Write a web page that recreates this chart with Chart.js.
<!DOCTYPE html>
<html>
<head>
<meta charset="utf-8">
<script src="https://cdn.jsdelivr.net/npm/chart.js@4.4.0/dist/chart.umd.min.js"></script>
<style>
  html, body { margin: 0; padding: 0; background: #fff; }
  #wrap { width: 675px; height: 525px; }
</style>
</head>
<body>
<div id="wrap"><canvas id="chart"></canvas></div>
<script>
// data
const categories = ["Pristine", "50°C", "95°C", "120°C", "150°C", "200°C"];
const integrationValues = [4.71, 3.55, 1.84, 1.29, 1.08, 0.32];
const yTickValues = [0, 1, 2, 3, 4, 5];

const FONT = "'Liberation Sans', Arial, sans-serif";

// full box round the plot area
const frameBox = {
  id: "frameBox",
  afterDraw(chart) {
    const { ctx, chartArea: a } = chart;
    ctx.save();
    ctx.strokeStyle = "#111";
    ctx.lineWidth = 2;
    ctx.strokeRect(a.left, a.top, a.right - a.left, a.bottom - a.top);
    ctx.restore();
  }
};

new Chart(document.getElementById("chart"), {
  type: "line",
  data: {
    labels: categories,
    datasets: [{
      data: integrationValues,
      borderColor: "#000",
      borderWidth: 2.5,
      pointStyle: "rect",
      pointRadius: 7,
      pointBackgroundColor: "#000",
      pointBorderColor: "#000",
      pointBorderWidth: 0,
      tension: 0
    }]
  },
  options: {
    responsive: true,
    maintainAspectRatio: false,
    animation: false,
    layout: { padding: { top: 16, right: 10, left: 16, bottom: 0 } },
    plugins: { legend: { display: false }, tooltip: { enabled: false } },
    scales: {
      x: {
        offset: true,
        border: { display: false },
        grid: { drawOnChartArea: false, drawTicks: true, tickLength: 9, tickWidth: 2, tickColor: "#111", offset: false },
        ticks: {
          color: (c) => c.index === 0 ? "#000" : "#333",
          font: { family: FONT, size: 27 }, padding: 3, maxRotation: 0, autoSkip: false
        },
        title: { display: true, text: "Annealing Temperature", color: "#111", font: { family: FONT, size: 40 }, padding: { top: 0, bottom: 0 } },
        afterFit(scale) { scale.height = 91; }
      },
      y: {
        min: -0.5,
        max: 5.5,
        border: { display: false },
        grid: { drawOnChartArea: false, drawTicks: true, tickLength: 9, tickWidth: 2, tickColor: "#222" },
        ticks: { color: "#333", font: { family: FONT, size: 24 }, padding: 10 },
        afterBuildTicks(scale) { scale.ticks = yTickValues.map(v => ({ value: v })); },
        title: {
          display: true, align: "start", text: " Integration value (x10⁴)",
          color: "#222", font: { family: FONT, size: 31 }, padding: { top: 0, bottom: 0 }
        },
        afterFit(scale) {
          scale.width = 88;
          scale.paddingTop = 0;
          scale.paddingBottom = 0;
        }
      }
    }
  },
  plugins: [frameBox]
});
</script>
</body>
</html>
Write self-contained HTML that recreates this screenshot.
◆ ◆ ◆
WHAT THE TASK REQUIRES - Quote every line of the data, word for word.

TASK RESPONSE -
Write a web page that recreates this chart with Chart.js.
<!DOCTYPE html>
<html>
<head>
<meta charset="utf-8">
<script src="https://cdn.jsdelivr.net/npm/chart.js@4.4.0/dist/chart.umd.min.js"></script>
<style>
  html, body { margin: 0; padding: 0; background: #fff; }
  #wrap { width: 675px; height: 525px; }
</style>
</head>
<body>
<div id="wrap"><canvas id="chart"></canvas></div>
<script>
// data
const categories = ["Pristine", "50°C", "95°C", "120°C", "150°C", "200°C"];
const integrationValues = [4.71, 3.55, 1.84, 1.29, 1.08, 0.32];
const yTickValues = [0, 1, 2, 3, 4, 5];

const FONT = "'Liberation Sans', Arial, sans-serif";

// full box round the plot area
const frameBox = {
  id: "frameBox",
  afterDraw(chart) {
    const { ctx, chartArea: a } = chart;
    ctx.save();
    ctx.strokeStyle = "#111";
    ctx.lineWidth = 2;
    ctx.strokeRect(a.left, a.top, a.right - a.left, a.bottom - a.top);
    ctx.restore();
  }
};

new Chart(document.getElementById("chart"), {
  type: "line",
  data: {
    labels: categories,
    datasets: [{
      data: integrationValues,
      borderColor: "#000",
      borderWidth: 2.5,
      pointStyle: "rect",
      pointRadius: 7,
      pointBackgroundColor: "#000",
      pointBorderColor: "#000",
      pointBorderWidth: 0,
      tension: 0
    }]
  },
  options: {
    responsive: true,
    maintainAspectRatio: false,
    animation: false,
    layout: { padding: { top: 16, right: 10, left: 16, bottom: 0 } },
    plugins: { legend: { display: false }, tooltip: { enabled: false } },
    scales: {
      x: {
        offset: true,
        border: { display: false },
        grid: { drawOnChartArea: false, drawTicks: true, tickLength: 9, tickWidth: 2, tickColor: "#111", offset: false },
        ticks: {
          color: (c) => c.index === 0 ? "#000" : "#333",
          font: { family: FONT, size: 27 }, padding: 3, maxRotation: 0, autoSkip: false
        },
        title: { display: true, text: "Annealing Temperature", color: "#111", font: { family: FONT, size: 40 }, padding: { top: 0, bottom: 0 } },
        afterFit(scale) { scale.height = 91; }
      },
      y: {
        min: -0.5,
        max: 5.5,
        border: { display: false },
        grid: { drawOnChartArea: false, drawTicks: true, tickLength: 9, tickWidth: 2, tickColor: "#222" },
        ticks: { color: "#333", font: { family: FONT, size: 24 }, padding: 10 },
        afterBuildTicks(scale) { scale.ticks = yTickValues.map(v => ({ value: v })); },
        title: {
          display: true, align: "start", text: " Integration value (x10⁴)",
          color: "#222", font: { family: FONT, size: 31 }, padding: { top: 0, bottom: 0 }
        },
        afterFit(scale) {
          scale.width = 88;
          scale.paddingTop = 0;
          scale.paddingBottom = 0;
        }
      }
    }
  },
  plugins: [frameBox]
});
</script>
</body>
</html>
Write self-contained HTML that recreates this screenshot.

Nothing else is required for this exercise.